Think of a painting of a rose-- which suddenly startles you by gushing the lush fragrance of a real rose.  Think of holding the photo of a lion-- who overleaps his two-dimensional captivity and begins to roar.  Think of a map in your hands-- that unexpectedly gleams with rivers, frosts with snowcaps, burns with deserts.    

All of this happens at every Mass, as symbols --bread and wine-- all of a sudden cease to obey the laws of matter, in order to obey the words of Christ, “This is my body, This is my blood”-- and thus become really and substantially become Him under the appearance of bread and wine.   The appearance of bread and wine continues for our senses, but the original substance of each, their ordinary created ground, is now gone-- replaced by Christ Himself.  In this wise, the poet Claudel suggested that just as an ancient star continues to show its light to us though it is long gone, so bread and wine continue to appear to our senses after consecration, even after they are long gone-- having really become the eternal Christ.  

If you are twenty five feet away from the Eucharist at that moment, you are twenty-five feet away from your Creator.  If fifteen feet-- then fifteen.  Then suddenly, He who holds your destiny in His hands is now in your hands.   And then in your very being-- as He was in Mary.  But now you are not giving birth to Him, but He to you.  

It is not by accident that poets are drawn to the Mass.  The Mass itself is the Great Poem-- the poem that attains the real.

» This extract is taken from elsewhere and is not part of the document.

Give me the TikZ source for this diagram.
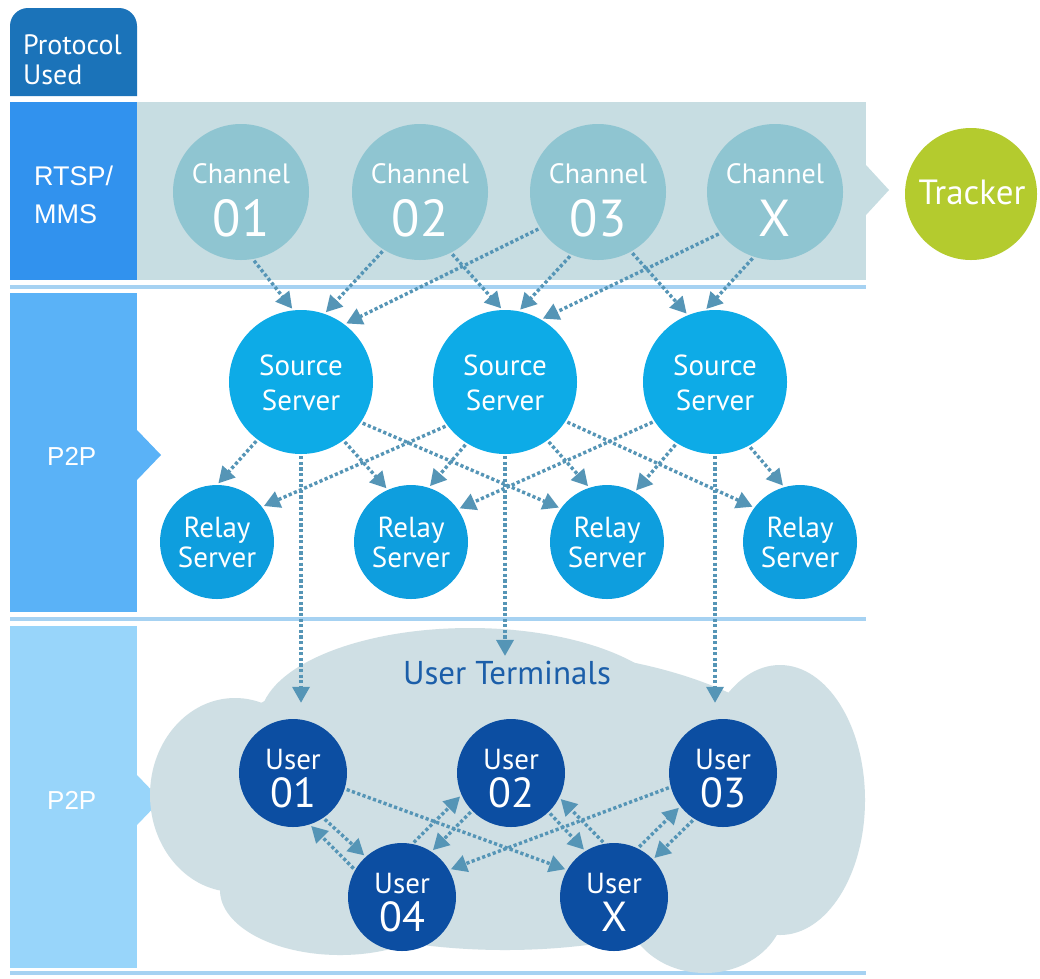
\documentclass[tikz,border=0pt]{standalone}
\usepackage{fontspec}
\setmainfont{PT Sans}
\newfontfamily\arialf{Liberation Sans}
\usetikzlibrary{arrows.meta}
\definecolor{protoc}{HTML}{1B73B9}
\definecolor{rtspc}{HTML}{3192EE}
\definecolor{ptpa}{HTML}{5AB2F7}
\definecolor{ptpb}{HTML}{98D5FA}
\definecolor{bandc}{HTML}{C7DDE2}
\definecolor{chanc}{HTML}{8FC5D1}
\definecolor{trackc}{HTML}{B4CB2E}
\definecolor{srcc}{HTML}{0DABE7}
\definecolor{relc}{HTML}{0E9EDE}
\definecolor{userc}{HTML}{0C4EA2}
\definecolor{cloudc}{HTML}{CFDFE4}
\definecolor{arrc}{HTML}{5595B6}
\definecolor{sepc}{HTML}{A6D2F2}
\definecolor{utc}{HTML}{1B5EA9}
\newcommand\myfs[1]{\fontsize{#1}{#1}\selectfont}
\begin{document}
\begin{tikzpicture}[x=1pt,y=-1pt,
  disc/.style={circle, inner sep=0pt, minimum size=#1},
  chan/.style={disc=136pt, fill=chanc},
  src/.style={disc=144pt, fill=srcc},
  rel/.style={disc=114pt, fill=relc},
  usr/.style={disc=108pt, fill=userc},
  wt/.style={text=white, inner sep=0pt, anchor=base},
  lt/.style={text=white, inner sep=0pt, anchor=base west},
  flow/.style={draw=arrc, line width=3.4pt, dash pattern=on 3.2pt off 2.4pt,
    -{Triangle[length=16pt,width=17pt]}, shorten >=2pt, shorten <=2pt},
  sep/.style={draw=sepc, line width=4pt},
]
\useasboundingbox (0,0) rectangle (1040,978);
\fill[white] (0,0) rectangle (1040,978);

% left column
\fill[protoc] (10,96) [rounded corners=18pt] -- (10,8) -- (137,8) [sharp corners] -- (137,96) -- cycle;
\fill[rtspc] (10,102) rectangle (137,280);
\fill[rtspc] (137,163) -- (162,190) -- (137,217) -- cycle;
\fill[ptpa] (10,293) rectangle (137,612);
\fill[ptpa] (137,430) -- (161,455) -- (137,480) -- cycle;
\fill[ptpb] (10,626) rectangle (137,968);
\fill[ptpb] (137,775) -- (161,800) -- (137,825) -- cycle;

% band
\fill[bandc] (137,102) rectangle (866,280);
\fill[bandc] (866,165) -- (889,190) -- (866,215) -- cycle;

% separators
\draw[sep] (10,286.5) -- (866,286.5);
\draw[sep] (10,619) -- (866,619);
\draw[sep] (10,973) -- (866,973);

% cloud
\begin{scope}[cloudc]
\fill (505,800) ellipse [x radius=320pt, y radius=150pt];
\fill (470,720) ellipse [x radius=210pt, y radius=92pt];
\fill (235,795) ellipse [x radius=85pt, y radius=97pt];
\fill (780,800) ellipse [x radius=85pt, y radius=135pt];
\fill (705,905) ellipse [x radius=80pt, y radius=68pt];
\fill (340,890) ellipse [x radius=120pt, y radius=65pt];
\end{scope}

% left texts
\node[lt, font=\myfs{28}] (pu1) at (23,54) {Protocol};
\node[lt, font=\myfs{28}] (pu2) at (23,84) {Used};
\node[lt, font=\arialf\myfs{27}] (rt1) at (34,185) {RTSP/};
\node[lt, font=\arialf\myfs{27}] (rt2) at (34,223) {MMS};
\node[lt, font=\arialf\myfs{26}] (pp1) at (47,465) {P2P};
\node[lt, font=\arialf\myfs{26}] (pp2) at (47,809) {P2P};

% channels
\node[chan] (c1) at (241,192) {};
\node[chan] (c2) at (420,192) {};
\node[chan] (c3) at (598,192) {};
\node[chan] (cx) at (775,192) {};
\foreach \n/\x/\t in {c1/241/01, c2/420/02, c3/598/03, cx/775/X}{
  \node[wt, font=\myfs{28}] (\n a) at (\x,183) {Channel};
  \node[wt, font=\myfs{52}] (\n b) at (\x,236) {\t};
}
\node[disc=132pt, fill=trackc] (tr) at (971,194) {};
\node[wt, font=\myfs{35}] (tra) at (972,204) {Tracker};

% source servers
\node[src] (s1) at (301,382) {};
\node[src] (s2) at (505,382) {};
\node[src] (s3) at (715,382) {};
\foreach \n/\x in {s1/301, s2/505, s3/715}{
  \node[wt, font=\myfs{29}] (\n a) at (\x,375) {Source};
  \node[wt, font=\myfs{29}] (\n b) at (\x,410) {Server};
}

% relay servers
\node[rel] (r1) at (217,542) {};
\node[rel] (r2) at (411,542) {};
\node[rel] (r3) at (607,542) {};
\node[rel] (r4) at (800,542) {};
\foreach \n/\x in {r1/217, r2/411, r3/607, r4/800}{
  \node[wt, font=\myfs{29}] (\n a) at (\x,537) {Relay};
  \node[wt, font=\myfs{29}] (\n b) at (\x,567) {Server};
}

% users
\node[text=utc, font=\myfs{33}, inner sep=3pt] (ut) at (507,673) {User Terminals};
\node[usr] (u1) at (293,773) {};
\node[usr] (u2) at (511,773) {};
\node[usr] (u3) at (723,773) {};
\node[usr] (u4) at (402,897) {};
\node[usr] (ux) at (614,897) {};
\foreach \n/\x/\y/\t in {u1/293/773/01, u2/511/773/02, u3/723/773/03, u4/402/897/04, ux/614/897/X}{
  \node[wt, font=\myfs{29}] (\n a) at (\x,\y-4) {User};
  \node[wt, font=\myfs{42}] (\n b) at (\x,\y+34) {\t};
}

% channel -> source
\draw[flow] (c1.-80) -- (s1.96);
\draw[flow] (c2.-122) -- (s1.71);
\draw[flow] (c3.-148) -- (s1.53);
\draw[flow] (c2.-63) -- (s2.92);
\draw[flow] (c3.-113) -- (s2.79);
\draw[flow] (cx.-143) -- (s2.60);
\draw[flow] (c3.-61) -- (s3.112);
\draw[flow] (cx.-108) -- (s3.98);

% source -> relay
\draw[flow] (s1.-127) -- (r1.90);
\draw[flow] (s1.-54) -- (r2.114);
\draw[flow] (s1.-34) -- (r3.144);
\draw[flow] (s2.-143) -- (r1.38);
\draw[flow] (s2.-122) -- (r2.72);
\draw[flow] (s2.-54) -- (r3.108);
\draw[flow] (s2.-33) -- (r4.143);
\draw[flow] (s3.-147) -- (r2.35);
\draw[flow] (s3.-122) -- (r3.61);
\draw[flow] (s3.-62) -- (r4.106);

% source -> users
\draw[flow] (s1.south) -- ([yshift=14pt]s1.south |- u1.north);
\draw[flow] (s2.south) -- (s2.south |- ut.north);
\draw[flow] (s3.south) -- ([yshift=14pt]s3.south |- u3.north);

% user <-> user
\draw[flow] (u1.-56) -- (u4.132);
\draw[flow] (u4.150) -- (u1.-72);
\draw[flow] (u1.-17) -- (ux.150);
\draw[flow] (u4.79) -- (u2.204);
\draw[flow] (u2.224) -- (u4.57);
\draw[flow] (u3.-165) -- (u4.30);
\draw[flow] (u2.-46) -- (ux.122);
\draw[flow] (ux.100) -- (u2.-27);
\draw[flow] (ux.64) -- (u3.-142);
\draw[flow] (u3.-122) -- (ux.44);
\end{tikzpicture}
\end{document}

The metaphorical becomes the metaphysical in the Mass.  Ritual become Actual.

The Eucharistic Presence inverts the great flow of creation.  It is the earth herself that grows from the mystic Wheat, and it is all space and time that draws sap from the cool vineyards of its mystic Wine.

 “The Catholic faith is the reconciliation both of mythology and philosophy.  It is a story and in that sense one of a hundred stories; only it is a true story.  It is a philosophy and in that sense of hundred philosophies; only it is a philosophy that is like life” (G.K. Chesterton).